E o que se mantém igualmente é a Fábrica de Tecidos de Seda, um dos edifícios pombalinos do conjunto urbanístico desenvolvido à boleia da implementação da Real Fábrica das Sedas. Em 1990 foi transformado em sede da Fundação Arpad Szenes – Vieira da Silva e é o gosto em admirar as obras da metade portuguesa desta dupla de artistas que me faz voltar repetidamente à Praça.

Mas o elemento arquitectónico de maior preponderância na Praça das Amoreiras e que a torna senhora de uma beleza cénica sem igual é o troço do aqueduto que a atravessa, parte do sistema do Aqueduto das Águas Livres. Para lá do arvoredo, dividindo a Praça das Amoreiras da Rua das Amoreiras, assiste-se ao desfilar da arcaria monumental do aqueduto. São 10 arcos de volta redonda, incluindo o arco triunfal dórico deste troço final do Aqueduto das Águas Livres. Para fechar em beleza não foram poupados esforços e a imponência é manifesta. Entre esta arcaria, aninhada no vão do arco do meio percebemos a existência de uma ermida. É a Capela de Nossa Senhora de Monserrate, mandada construir (posteriormente) pela irmandade dos fabricantes de seda.

O Aqueduto das Águas Livres, uma das maiores obras de engenharia do nosso país e marco essencial na história do abastecimento de água à cidade de Lisboa, foi mandado construir por D. João V em 1731 e tem como seu troço mais emblemático a arcaria sobre o vale de Alcântara. É a sua imagem maior, indisputável, mas se há troço com possibilidade de o secundar em beleza e grandeza, o das Amoreiras é um deles. Ainda para mais, aqui fica o Reservatório da Mãe de Água, projectado em 1746 pelo arquitecto húngaro Carlos Mardel, cuja construção ficou concluída apenas em 1834. O grandioso edifício quadrangular, com apontamentos artísticos na fachada, como as gárgulas na cornija, são o remate perfeito enquanto estrutura terminal do Aqueduto das Águas Livres.
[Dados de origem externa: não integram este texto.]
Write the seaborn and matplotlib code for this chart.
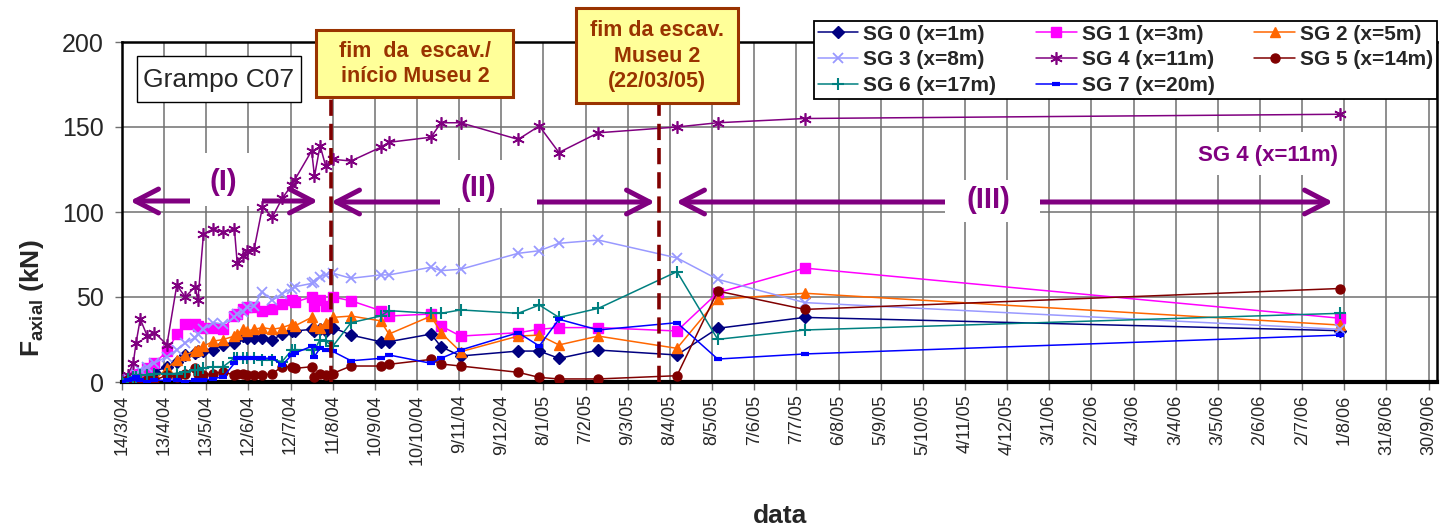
import pandas as pd
import matplotlib
matplotlib.use('Agg')
import matplotlib.pyplot as plt
import matplotlib.dates as mdates
from matplotlib.patches import Rectangle
from matplotlib.ticker import FuncFormatter
import seaborn as sns

# datas das leituras (comuns a todos os SG)
datas = ['2004-03-14', '2004-03-18', '2004-03-22', '2004-03-24', '2004-03-27', '2004-04-01',
         '2004-04-06', '2004-04-15', '2004-04-22', '2004-04-28', '2004-05-05', '2004-05-07',
         '2004-05-11', '2004-05-18', '2004-05-25', '2004-06-02', '2004-06-04', '2004-06-08',
         '2004-06-11', '2004-06-16', '2004-06-22', '2004-06-29', '2004-07-06', '2004-07-13',
         '2004-07-15', '2004-07-27', '2004-07-29', '2004-08-02', '2004-08-06', '2004-08-11',
         '2004-08-24', '2004-09-14', '2004-09-20', '2004-10-20', '2004-10-27', '2004-11-10',
         '2004-12-21', '2005-01-05', '2005-01-19', '2005-02-16', '2005-04-13', '2005-05-12',
         '2005-07-13', '2006-07-29']

sg0 = [0, 1, 2, 2, 3, 4, 6, 9, 12, 16, 17, 18, 18, 19, 22, 23, 26, 27, 26, 26, 26, 25, 28, 30, 30,
       31, 30, 31, 30, 32, 27.6, 23.7, 23.7, 28.2, 20.8, 15.3, 18.2, 18.2, 13.9, 18.8, 15.9, 31.6, 38, 30.2]
sg1 = [0, 2, 3, 4, 5, 8, 11, 18, 28, 34, 34, 33, 32, 32, 31, 39, 40, 43, 44, 44, 42, 43, 46, 48, 47,
       50, 45, 48, 45, 50, 47.8, 42, 38.8, 40, 33, 27, 29, 31, 32, 32, 30, 52.5, 67, 37.5]
sg2 = [0, 1, 0, 1, 2, 3, 1, 8, 13, 16, 18, 19, 21, 24, 25, 27, 28, 31, 30, 31, 32, 31, 32, 34, 33,
       38, 33, 32, 35, 38, 38.8, 36, 28.2, 38.8, 29, 17.8, 27, 27.6, 21.8, 27, 19.8, 48.6, 52.2, 33.5]
sg3 = [0, 2, 3, 5, 7, 9, 11, 15, 19, 23, 26, 28, 31, 35, 34, 38, 40, 41, 44, 45, 53, 48, 52, 55, 56,
       58, 59, 62, 63, 64, 61, 63, 63, 67.5, 65.5, 66.3, 75.7, 77.2, 81.6, 83.5, 73, 60.4, 46.7, 31]
sg4 = [1, 4, 11, 23, 37, 27, 29, 22, 57, 50, 56, 48, 87, 90, 88, 90, 70, 74, 77, 78, 103, 97, 108, 116, 119,
       136, 121, 139, 127, 131, 130, 138, 141, 144, 152.5, 152.5, 142.7, 150.6, 135, 146.6, 150, 152.5, 155, 157.5]
sg5 = [0, 1, 0, 1, 0, 1, 1, 4, 3, 5, 8, 5, 4, 5, 6, 4, 5, 5, 4, 4, 4, 5, 9, 9, 8,
       9, 3, 5, 4, 5, 9.4, 9.4, 10.4, 13.3, 10.6, 9.4, 5.7, 2.7, 1.8, 1.8, 3.7, 53.5, 42.7, 55]
sg6 = [0, 2, 3, 3, 4, 4, 5, 5, 5, 6, 7, 7, 8, 9, 9, 14, 14, 14, 14, 14, 13, 13, 12, 19, 19,
       19, 19, 25, 24, 21, 34.9, 38.8, 42, 40.4, 40.4, 42.4, 40.4, 45.3, 38, 43.3, 64.9, 25.1, 30.6, 40.4]
sg7 = [0, 1, 2, 3, 1, 0, 1, 1, 1, 0, 1, 1, 1, 2, 3, 11, 14, 14, 14, 14, 14, 14, 10, 16, 17,
       21, 15, 20, 19, 18, 12.5, 13.9, 15.9, 11, 13.9, 18.8, 29, 21.2, 36.9, 30.6, 34.9, 13.5, 16.5, 27.6]

series = ['SG 0 (x=1m)', 'SG 1 (x=3m)', 'SG 2 (x=5m)', 'SG 3 (x=8m)',
          'SG 4 (x=11m)', 'SG 5 (x=14m)', 'SG 6 (x=17m)', 'SG 7 (x=20m)']
cores = ['#000080', '#FF00FF', '#FF6600', '#9999FF', '#800080', '#800000', '#008080', '#0000FF']
marcadores = ['D', 's', '^', 'x', (6, 2, 0), 'o', '+', '_']
tamanhos = [6, 6.5, 7.5, 7.5, 9, 6.5, 8, 6]
bordas = [1, 1, 1, 1.3, 1.2, 1, 1.5, 3]

eventos = ['2004-08-10', '2005-03-31']   # linhas tracejadas
inicio, fim = '2004-03-14', '2006-10-06'

df = pd.DataFrame({'data': pd.to_datetime(datas)})
for nome, v in zip(series, [sg0, sg1, sg2, sg3, sg4, sg5, sg6, sg7]):
    df[nome] = v

sns.set_style('white')
plt.rcParams['font.family'] = ['Liberation Sans', 'DejaVu Sans']
plt.rcParams['mathtext.fontset'] = 'custom'
plt.rcParams['mathtext.rm'] = 'Liberation Sans'
plt.rcParams['mathtext.bf'] = 'Liberation Sans:bold'

W, H = 1443, 530
AX_L, AX_R, AX_T, AX_B = 122, 1437, 42, 382


def fig_xy(x, y):
    return x / W, 1 - y / H


def ax_xy(x, y):
    return (x - AX_L) / (AX_R - AX_L), (AX_B - y) / (AX_B - AX_T)


fig = plt.figure(figsize=(W / 100, H / 100), dpi=100)
ax = fig.add_axes([AX_L / W, 1 - AX_B / H, (AX_R - AX_L) / W, (AX_B - AX_T) / H])

for nome, c, m, ms, mew in zip(series, cores, marcadores, tamanhos, bordas):
    sns.lineplot(data=df, x='data', y=nome, ax=ax, color=c, marker=m, markersize=ms,
                 markeredgecolor=c, markerfacecolor=c, markeredgewidth=mew,
                 linewidth=1.1, label=nome, estimator=None, zorder=3)

for ev in eventos:
    ax.axvline(pd.Timestamp(ev), color='#800000', lw=2.6, ls=(0, (4.5, 2.2)), zorder=4)

marcos = pd.date_range(inicio, periods=32, freq='30D')
ax.set_xticks(marcos)
ax.xaxis.set_major_formatter(FuncFormatter(
    lambda x, p: '{0.day}/{0.month}/{0:%y}'.format(mdates.num2date(x))))
ax.set_xlim(pd.Timestamp(inicio), pd.Timestamp(fim))
ax.set_ylim(0, 200)
ax.set_yticks([0, 50, 100, 150, 200])

ax.grid(True, color='#707070', lw=1.1)
ax.set_axisbelow(True)
for s in ax.spines.values():
    s.set_color('black')
    s.set_linewidth(1.8)
ax.spines['bottom'].set_linewidth(3)
ax.tick_params(axis='x', labelsize=13, rotation=90, length=6, width=1, color='#707070',
               pad=3, direction='out', bottom=True)
ax.tick_params(axis='y', labelsize=18, length=5, width=1, color='#707070', pad=8,
               direction='out', left=True)

ax.set_xlabel('data', fontsize=19, fontweight='bold', va='top')
ax.xaxis.set_label_coords(0.5, ax_xy(0, 504)[1])
ax.set_ylabel(r'F$_{\mathbf{axial}}$ (kN)', fontsize=19, fontweight='bold')
ax.yaxis.set_label_coords(ax_xy(46, 0)[0], ax_xy(0, 298)[1])

# setas das fases
seta = dict(arrowstyle='<->,head_length=0.83,head_width=0.43', lw=3.6, color='#800080',
            shrinkA=0, shrinkB=0, mutation_scale=20)
for (x0, x1, y) in [(130, 318, 201), (331, 655, 202), (676, 1333, 202)]:
    ax.annotate('', xy=ax_xy(x0, y), xytext=ax_xy(x1, y), xycoords='axes fraction',
                textcoords='axes fraction', arrowprops=seta, zorder=2.4)

# fundos brancos dos textos das fases
for (x0, y0, x1, y1) in [(190, 153, 262, 206), (440, 160, 537, 208),
                         (945, 180, 1040, 222), (1190, 132, 1343, 175)]:
    a0 = ax_xy(x0, y1)
    a1 = ax_xy(x1, y0)
    ax.add_patch(Rectangle(a0, a1[0] - a0[0], a1[1] - a0[1], transform=ax.transAxes,
                           facecolor='white', edgecolor='none', zorder=2.5))

for txt, (x, y), fs in [('(I)', (223, 182), 21), ('(II)', (478, 188), 21),
                        ('(III)', (988, 200), 21), ('SG 4 (x=11m)', (1268, 155), 16)]:
    ax.text(*ax_xy(x, y), txt, transform=ax.transAxes, ha='center', va='center',
            fontsize=fs, fontweight='bold', color='#800080', zorder=2.6)

# caixas de texto
caixas = [((137, 56, 301, 102), 'white', 'black', 1.0),
          ((316, 30, 513, 97), '#FFFF99', '#993300', 2.2),
          ((576, 8, 738, 103), '#FFFF99', '#993300', 2.2)]
for (x0, y0, x1, y1), fc, ec, lw in caixas:
    p = fig_xy(x0, y1)
    fig.add_artist(Rectangle(p, (x1 - x0) / W, (y1 - y0) / H, transform=fig.transFigure,
                             facecolor=fc, edgecolor=ec, lw=lw, zorder=5))

fig.text(*fig_xy(219, 80), 'Grampo C07', ha='center', va='center', fontsize=19, zorder=6)
fig.text(*fig_xy(415, 64), 'fim  da  escav./\ninício Museu 2', ha='center', va='center',
         fontsize=15.5, fontweight='bold', color='#993300', linespacing=1.25, zorder=6)
fig.text(*fig_xy(657, 56), 'fim da escav.\nMuseu 2\n(22/03/05)', ha='center', va='center',
         fontsize=15.5, fontweight='bold', color='#993300', linespacing=1.25, zorder=6)

# legenda em 3 colunas, preenchida por linhas
h, l = ax.get_legend_handles_labels()
ordem = [0, 3, 6, 1, 4, 7, 2, 5]
leg = ax.legend([h[i] for i in ordem], [l[i] for i in ordem], ncol=3, loc='upper right',
                bbox_to_anchor=fig_xy(1437, 21), bbox_transform=fig.transFigure,
                prop={'weight': 'bold', 'size': 15}, frameon=True, fancybox=False,
                framealpha=1, edgecolor='black', handlelength=1.95, handletextpad=0.25,
                columnspacing=1.9, labelspacing=0.32, borderpad=0.18, borderaxespad=0)
leg.get_frame().set_linewidth(1.3)
leg.set_zorder(7)

fig.savefig('out.png', dpi=100)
O Reservatório hoje classificado, como Monumento Nacional, chegou a ser palco dos festejos do casamento entre D. Luís e D. Maria Pia, em 1862. Mas o objectivo primordial da sua construção foi o de celebrar a entrada da água em Lisboa, a qual após o transporte pelo Aqueduto das Águas Livres era aqui recebida e distribuída, sendo depois conduzida através de uma rede de cinco galerias que abastecia os chafarizes da cidade e alguns estabelecimentos públicos, como hospitais, conventos e casas nobres. Parte do troço subterrâneo de uma dessas galerias, a Galeria do Loreto, pode ser visitada através de marcação prévia junto do Museu da Água.


Já quanto ao Reservatório da Mãe de Água das Amoreiras não dizemos que “pode”, mas antes que “deve” ser visitado. Igualmente parte integrante do Museu da Água, pertencente à EPAL, a sua visita é uma das maiores surpresas da cidade de Lisboa. O interior do tal edifício de fachada grandiosa consegue ser igualmente majestoso. A cisterna de água, um tanque de 28,6m por 24,4m, com capacidade para 5500 m3, está envolvida por colunas e um tecto abobadado. O ambiente é austero, quase de catedral, com uma acústica fantástica que percebemos pelo som da queda de uma gota de água aqui ou ali. Para completar este cenário já de si perfeito, vemos ainda uma cascata com motivos vegetalistas e água a cair da boca de um golfinho.

Mas a visita ao Reservatório da Mãe de Água não termina aqui. Subimos a escadaria, espreitamos para a galeria interior da arcaria do troço das Amoreiras e chegamos ao terraço panorâmico deste enorme edifício. Tínhamos referido de início, estamos hoje no centro de Lisboa e é a cidade capital que agora assume o papel de protagonista.

A vista deste miradouro pouco conhecido é ampla e fabulosa. Mais uma entre tantas desculpas para se visitar a Praça das Amoreiras.